Positioning: keep 'em not too close to the rear wall, the rear firing reflex port could cause more than one trouble. Keep 'em at 40-50 cms of distance, at least. If you can, avoid the REAL bookshelf positioning and choose cheap speaker stands instead.
Also, you may want to put soft rubber feet between the speaker and the stand (or the bookshelf) so to minimize vibrations and to smoothe the high range a bit.
Try a good amount of toe in for better imaging and less aggressive treble.
Match them with a decent amplifier, trying to avoid bright sounding ones (a hard task in budget class) and hook 'em up with a decent speakers cable. There's no need to spend much, for example our zero-cost DIY TNT Star seems an excellent partner, especially considering its sound in the mid-high range.

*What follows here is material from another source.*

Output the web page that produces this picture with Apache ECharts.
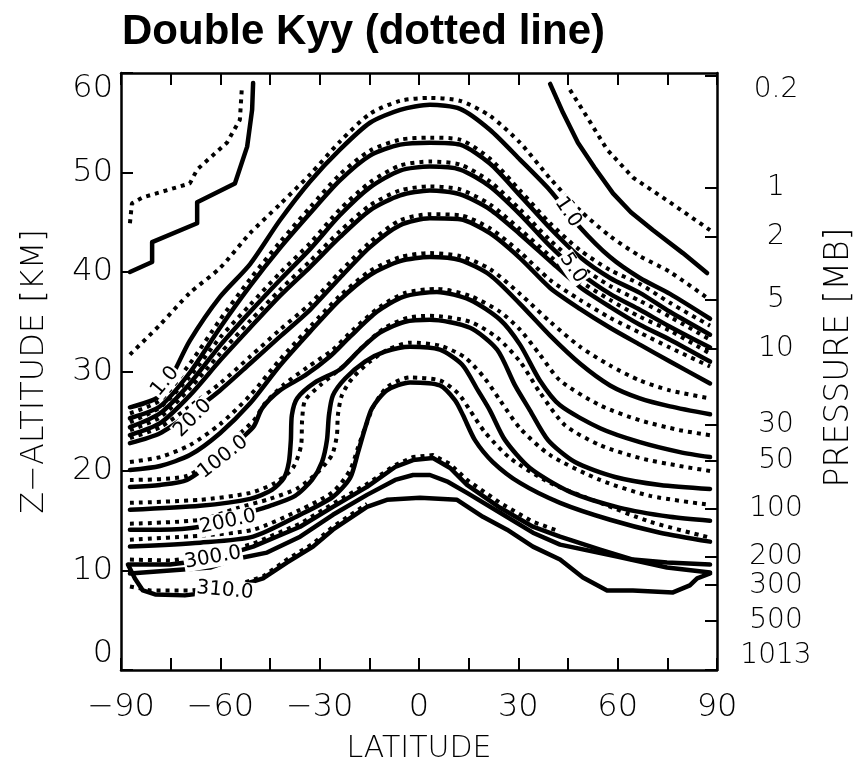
<!DOCTYPE html>
<html><head><meta charset="utf-8">
<script src="https://cdn.jsdelivr.net/npm/echarts@6/dist/echarts.min.js"></script>
<style>html,body{margin:0;padding:0;background:#fff}#c{width:853px;height:762px}</style>
</head><body><div id="c"></div>
<script>
// ---------- data (latitude in degrees, altitude in km) ----------
const LAT_GRID = [-87.3,-78.2,-69.2,-60.1,-51.0,-42.0,-32.9,-23.9,-14.8,-5.7,3.3,12.4,21.4,30.5,39.6,48.6,57.7,66.7,75.8,87.9];

// solid contours on the common latitude grid
const S1_ALT = [26.4,27.6,33.1,37.5,40.8,45.2,49.1,52.3,55.0,56.3,56.8,56.4,54.3,51.3,48.2,44.5,41.5,39.4,37.8,35.3];
const S2_ALT = [25.3,26.5,29.9,34.4,38.6,42.4,45.9,49.2,51.7,52.8,53.0,52.8,50.9,47.7,44.4,41.5,39.4,37.9,36.0,33.7];
const S3_ALT = [24.4,25.8,28.8,32.6,36.0,39.2,42.3,45.7,48.5,50.2,50.6,50.3,48.6,45.8,42.6,39.9,37.8,36.2,34.5,32.4];
const S4_ALT = [23.6,24.8,27.6,31.1,34.4,37.6,40.5,43.5,46.2,47.7,48.2,47.8,46.3,43.8,41.1,38.5,36.5,34.7,33.2,31.0];
const S5_ALT = [22.8,23.8,25.8,28.1,30.8,33.5,36.2,39.4,42.5,44.7,45.4,45.3,43.9,41.4,38.4,36.3,34.4,32.7,31.0,28.8];
const S6_ALT = [20.1,20.5,21.6,23.8,26.8,30.6,34.0,37.2,39.7,41.1,41.5,41.2,39.7,36.8,33.6,30.8,28.6,27.3,26.5,25.7];
// dotted contours (double Kyy) on the same grid
const D1_ALT = [31.7,34.7,37.9,40.4,43.9,46.8,49.8,53.1,55.9,57.2,57.5,57.2,55.7,53.0,49.4,46.2,43.6,41.6,40.0,37.2];
const D2_ALT = [25.8,27.1,30.8,35.2,39.3,43.0,46.5,49.8,52.2,53.3,53.5,53.3,51.4,48.2,44.9,42.2,40.2,38.8,36.9,34.6];
const D3_ALT = [24.9,26.4,29.5,33.4,36.7,39.9,42.9,46.3,49.0,50.7,51.1,50.8,49.1,46.3,43.2,40.6,38.6,37.1,35.5,33.2];
const D4_ALT = [24.1,25.4,28.3,31.8,35.1,38.2,41.1,44.1,46.7,48.2,48.6,48.3,46.8,44.3,41.6,39.1,37.2,35.5,34.1,31.8];
const D5_ALT = [23.3,24.4,26.5,28.8,31.5,34.2,36.8,40.0,43.0,45.2,45.8,45.7,44.4,42.0,39.2,37.2,35.4,33.9,32.4,30.5];
const D6_ALT = [20.9,21.4,22.6,24.7,27.6,31.2,34.5,37.6,40.1,41.5,41.9,41.6,40.3,37.8,35.0,32.5,30.6,29.1,28.1,27.3];

// contours traced point by point [lat, alt]
const P1_SOLID = [[-87.3,40.0],[-80.6,41.0],[-80.6,43.0],[-67.0,44.9],[-67.0,47.0],[-55.6,48.9],[-51.9,52.6],[-50.4,56.3],[-50.1,59.0]];
const P1_DOTTED = [[-87.3,44.9],[-86.7,46.9],[-83.4,47.5],[-69.2,48.9],[-67.0,50.3],[-58.0,53.0],[-54.1,55.3],[-53.5,58.5]];
const P2_SOLID = [[39.6,58.9],[43.5,56.0],[48.0,53.0],[53.0,50.5],[58.6,47.9],[64.0,46.0],[70.7,44.2],[79.7,41.9],[87.0,39.9]];
const P2_DOTTED = [[45.6,58.3],[50.7,55.6],[56.8,52.3],[64.6,49.5],[74.9,47.2],[84.9,44.9],[87.9,44.2]];

const S7 = [[-87.3,18.4],[-78.2,18.6],[-70.1,19.1],[-60.1,21.5],[-50.1,24.4],[-47.4,26.3],[-42.0,28.1],[-34.4,29.6],[-26.9,31.5],[-20.8,33.5],[-12.7,36.0],[-4.8,37.5],[5.4,38.0],[15.4,37.2],[24.5,35.2],[30.5,32.7],[36.5,29.1],[42.6,26.6],[54.7,24.3],[66.7,22.9],[78.8,21.9],[87.9,21.4]];
const S8 = [[-87.3,16.1],[-66.1,16.5],[-51.0,17.2],[-44.4,18.1],[-40.8,19.3],[-39.3,20.9],[-38.7,23.1],[-38.4,25.6],[-36.8,27.3],[-31.4,28.9],[-23.9,30.2],[-17.8,32.2],[-11.8,33.9],[-4.2,35.0],[3.3,35.2],[15.4,34.4],[23.6,32.2],[29.0,28.6],[33.5,26.1],[39.0,23.1],[47.1,20.9],[59.2,19.4],[72.8,18.6],[87.9,18.2]];
const S9 = [[-87.3,14.1],[-78.2,14.1],[-66.1,14.4],[-54.7,15.5],[-45.0,16.5],[-37.4,17.5],[-32.3,19.1],[-29.3,20.9],[-27.8,23.1],[-27.2,25.6],[-26.0,27.6],[-22.3,29.3],[-16.3,31.0],[-10.3,32.0],[-2.7,32.5],[6.3,32.2],[13.0,30.7],[17.8,28.1],[21.4,26.1],[26.0,23.1],[33.5,20.3],[45.6,17.9],[60.7,16.3],[75.8,15.4],[87.9,15.0]];
const S10 = [[-87.3,12.4],[-66.1,12.8],[-50.1,13.4],[-35.9,15.6],[-26.0,17.4],[-20.8,19.3],[-18.4,21.9],[-16.3,24.3],[-14.2,26.3],[-9.7,28.1],[-2.7,28.9],[6.3,28.6],[10.9,27.1],[13.3,25.6],[16.9,23.1],[22.3,20.9],[30.5,18.8],[42.6,16.8],[57.7,15.1],[72.8,13.8],[87.9,12.9]];
const T1 = [[-87.3,10.6],[-75.2,10.6],[-63.1,11.1],[-50.1,12.4],[-35.9,14.4],[-26.0,16.4],[-15.7,18.4],[-7.2,20.4],[-1.8,21.1],[4.2,21.3],[9.4,20.3],[14.5,18.6],[24.5,16.3],[34.4,14.4],[42.6,13.4],[54.7,12.1],[64.6,11.1],[74.9,10.8],[87.9,10.6]];
const T2 = [[-87.3,9.7],[-63.1,10.3],[-56.2,11.1],[-45.9,11.8],[-35.9,13.4],[-26.0,15.6],[-15.7,17.6],[-7.2,19.1],[-1.8,19.6],[3.3,19.6],[8.8,18.9],[14.5,17.8],[24.5,15.8],[34.4,13.8],[42.6,12.6],[59.8,11.4],[74.9,10.3],[87.9,9.8]];
const T3 = [[-87.9,10.6],[-85.8,9.2],[-83.4,8.0],[-79.7,7.6],[-70.7,7.5],[-58.6,8.0],[-47.1,9.2],[-39.9,10.8],[-32.0,12.4],[-26.0,14.1],[-15.7,16.4],[-9.7,17.1],[0.3,17.3],[11.5,17.1],[19.3,15.4],[26.6,14.1],[34.4,12.4],[42.6,11.1],[49.5,9.3],[56.8,8.0],[64.6,8.0],[76.7,7.8],[81.8,8.5],[84.0,9.2],[87.9,9.7]];

const D7 = [[-87.3,19.1],[-70.1,19.5],[-60.1,22.1],[-50.1,25.0],[-46.5,26.8],[-41.1,28.6],[-33.8,30.4],[-26.0,32.2],[-19.9,34.2],[-11.8,36.5],[-4.2,37.9],[5.4,38.3],[15.4,37.6],[24.5,36.0],[30.5,34.2],[36.5,31.7],[42.6,29.1],[54.7,26.6],[66.7,25.1],[78.8,24.1],[87.9,23.6]];
const D8 = [[-87.3,16.8],[-66.1,17.1],[-51.0,17.8],[-43.5,18.8],[-38.1,20.3],[-35.6,22.6],[-35.3,25.1],[-34.4,27.1],[-29.9,28.6],[-22.3,30.7],[-16.3,32.7],[-10.3,34.4],[-3.3,35.4],[3.3,35.6],[15.4,35.0],[23.6,33.4],[30.5,31.0],[36.5,27.9],[44.1,24.6],[54.7,22.6],[66.7,21.3],[78.8,20.5],[87.9,20.0]];
const D9 = [[-87.3,14.7],[-66.1,15.1],[-54.7,16.3],[-45.0,17.2],[-36.5,18.3],[-30.5,19.9],[-26.3,21.6],[-24.8,23.6],[-24.5,25.6],[-23.3,27.6],[-20.2,29.3],[-14.8,31.0],[-9.4,32.2],[-2.7,32.9],[6.3,32.6],[13.9,31.4],[19.9,29.3],[24.5,27.1],[30.5,24.3],[39.6,21.6],[54.7,19.1],[69.8,17.5],[87.9,16.6]];
const D10 = [[-87.3,13.1],[-66.1,13.5],[-50.1,14.1],[-35.9,16.1],[-26.0,17.9],[-20.8,20.1],[-18.4,22.4],[-16.0,24.6],[-13.6,26.6],[-9.4,28.5],[-2.7,29.4],[6.3,29.1],[11.8,27.8],[15.4,26.1],[19.9,23.9],[27.5,21.3],[39.6,18.8],[54.7,16.8],[69.8,14.9],[87.9,13.3]];
const DT1 = [[-87.3,11.1],[-75.2,11.0],[-63.1,11.5],[-50.1,12.7],[-35.9,14.7],[-26.0,16.7],[-15.7,18.7],[-7.2,20.6],[-1.8,21.4],[4.2,21.6],[9.4,20.7],[14.5,19.1],[24.5,16.8],[34.4,14.9],[42.6,13.9]];
const DT3 = [[-87.3,8.4],[-81.2,8.0],[-69.2,8.0],[-57.1,8.3],[-47.1,9.4],[-39.9,11.1],[-32.0,12.7],[-26.0,14.4],[-15.7,16.7]];

// contour labels
const LABEL_TEXT = ['1.0','20.0','100.0','200.0','300.0','310.0','1.0','5.0'];
const LABEL_AT   = [[-76.7,29.0],[-68.3,25.3],[-59.2,21.4],[-57.7,14.9],[-62.2,11.3],[-58.6,8.0],[45.0,46.0],[46.5,40.4]];
const LABEL_ANGLE = [50,45,38,12,10,-5,-56,-56];

// axes
const LAT_LABELS = [-90,-60,-30,0,30,60,90];
const PRESSURE_TICKS = [0.2,1,2,5,10,30,50,100,200,300,500,1013];
const SURFACE_P = 1013, SCALE_HEIGHT_KM = 7;
const PRESSURE_ALT = PRESSURE_TICKS.map(p => SCALE_HEIGHT_KM * Math.log(SURFACE_P / p));
const PRESSURE_ALT_ASC = PRESSURE_ALT.slice().sort((a,b)=>a-b);

// ---------- chart ----------
const onGrid = a => LAT_GRID.map((la, i) => [la, a[i]]);
const tickFont = s => ({fontFamily:'DejaVu Sans', fontSize:s, fontWeight:200, color:'#000'});
const nameFont = (s, extra) => Object.assign({fontFamily:'DejaVu Sans', fontSize:s, fontWeight:200, color:'#000'}, extra || {});

function solid(data, smooth) {
  return {type:'line', data, symbol:'none', smooth: smooth ? 0.25 : false, z:3,
    lineStyle:{color:'#000', width:4.5, cap:'round', join:'round'}, silent:true};
}
function dotted(data, smooth) {
  return {type:'line', data, symbol:'none', smooth: smooth ? 0.25 : false, z:4,
    lineStyle:{color:'#000', width:4, type:[4,5], cap:'butt'}, silent:true};
}

const series = [
  solid(P1_SOLID,false), dotted(P1_DOTTED,false), solid(P2_SOLID,false), dotted(P2_DOTTED,false),
  solid(onGrid(S1_ALT),true), solid(onGrid(S2_ALT),true), solid(onGrid(S3_ALT),true),
  solid(onGrid(S4_ALT),true), solid(onGrid(S5_ALT),true), solid(onGrid(S6_ALT),true),
  dotted(onGrid(D1_ALT),true), dotted(onGrid(D2_ALT),true), dotted(onGrid(D3_ALT),true),
  dotted(onGrid(D4_ALT),true), dotted(onGrid(D5_ALT),true), dotted(onGrid(D6_ALT),true),
  solid(S7,true), solid(S8,true), solid(S9,true), solid(S10,true),
  solid(T1,false), solid(T2,false), solid(T3,false),
  dotted(D7,true), dotted(D8,true), dotted(D9,true), dotted(D10,true), dotted(DT1,false), dotted(DT3,false),
  {type:'scatter', symbolSize:0, z:10, silent:true,
   data: LABEL_TEXT.map((t,i)=>({name:t, value:LABEL_AT[i], label:{rotate:LABEL_ANGLE[i]}})),
   label:{show:true, position:'inside', formatter:p=>p.name, fontFamily:'DejaVu Sans', fontSize:20, fontWeight:'normal',
          color:'#000', opacity:1, textBorderWidth:0, backgroundColor:'#ffffff', padding:[0,1]}}
];

const tickStyle = {inside:true, length:12, lineStyle:{color:'#000', width:2}};
const lineStyle = {onZero:false, lineStyle:{color:'#000', width:2.5}};

const chart = echarts.init(document.getElementById('c'), null, {renderer:'canvas'});
chart.setOption({
  animation:false,
  backgroundColor:'#fff',
  title:{text:'Double Kyy (dotted line)', left:117, top:6,
         textStyle:{fontFamily:'Liberation Sans, Arial', fontWeight:'bold', fontSize:42, color:'#000'}},
  grid:{left:121, right:136, top:73, bottom:92, containLabel:false, outerBoundsMode:'none'},
  xAxis:[
    {type:'value', min:-90, max:90, interval:15, position:'bottom',
     name:'LATITUDE', nameLocation:'middle', nameGap:64, nameTextStyle:nameFont(30),
     axisLine:lineStyle, axisTick:tickStyle,
     axisLabel:Object.assign({margin:22, formatter:v => LAT_LABELS.includes(v) ? (v<0 ? '\u2212'+Math.abs(v) : String(v)) : ''}, tickFont(32)),
     splitLine:{show:false}},
    {type:'value', min:-90, max:90, interval:15, position:'top',
     axisLine:lineStyle, axisTick:tickStyle,
     axisLabel:{show:false}, splitLine:{show:false}}
  ],
  yAxis:[
    {type:'value', min:0, max:60, interval:10, position:'left',
     name:'Z\u2212ALTITUDE [KM]', nameLocation:'middle', nameGap:70, nameRotate:90, nameTextStyle:nameFont(32),
     axisLine:lineStyle, axisTick:tickStyle,
     axisLabel:Object.assign({margin:8, verticalAlignMaxLabel:'top', verticalAlignMinLabel:'bottom'}, tickFont(32)),
     splitLine:{show:false}},
    {type:'value', min:0, max:60, position:'right',
     name:'PRESSURE [MB]', nameLocation:'middle', nameGap:104, nameRotate:90, nameTextStyle:nameFont(33, {padding:[0,0,0,28]}),
     axisLine:lineStyle,
     axisTick:Object.assign({customValues:PRESSURE_ALT_ASC}, tickStyle),
     axisLabel:Object.assign({customValues:PRESSURE_ALT_ASC, margin:59, align:'center',
       verticalAlignMaxLabel:'top', verticalAlignMinLabel:'bottom',
       formatter:v => { let k = 0, d = 1e9; PRESSURE_ALT.forEach((z,i)=>{ if (Math.abs(z-v)<d){d=Math.abs(z-v);k=i;} }); return String(PRESSURE_TICKS[k]); }}, tickFont(28)),
     splitLine:{show:false}}
  ],
  series
});
</script></body></html>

If you can find them during a "special offer" campaign (like I've seen here in Italy, sometimes) for 130-150 $ or less, give 'em a try, if you know what to expect from entry-level loudspeakers. For example, if you need a second HiFi system for your family (c'mon, we all know our main system is "off-limits" for our relatives :-)), a pair of speakers for your rock-addict son (or daughter) or, finally, a set of surround boxes for your Home Cinema rig, these are the speakers for you.
At 200 $ (more or less the MSRP here in Italy) they appear a bit "overpriced", especially here considering how many good Italian competitors they have.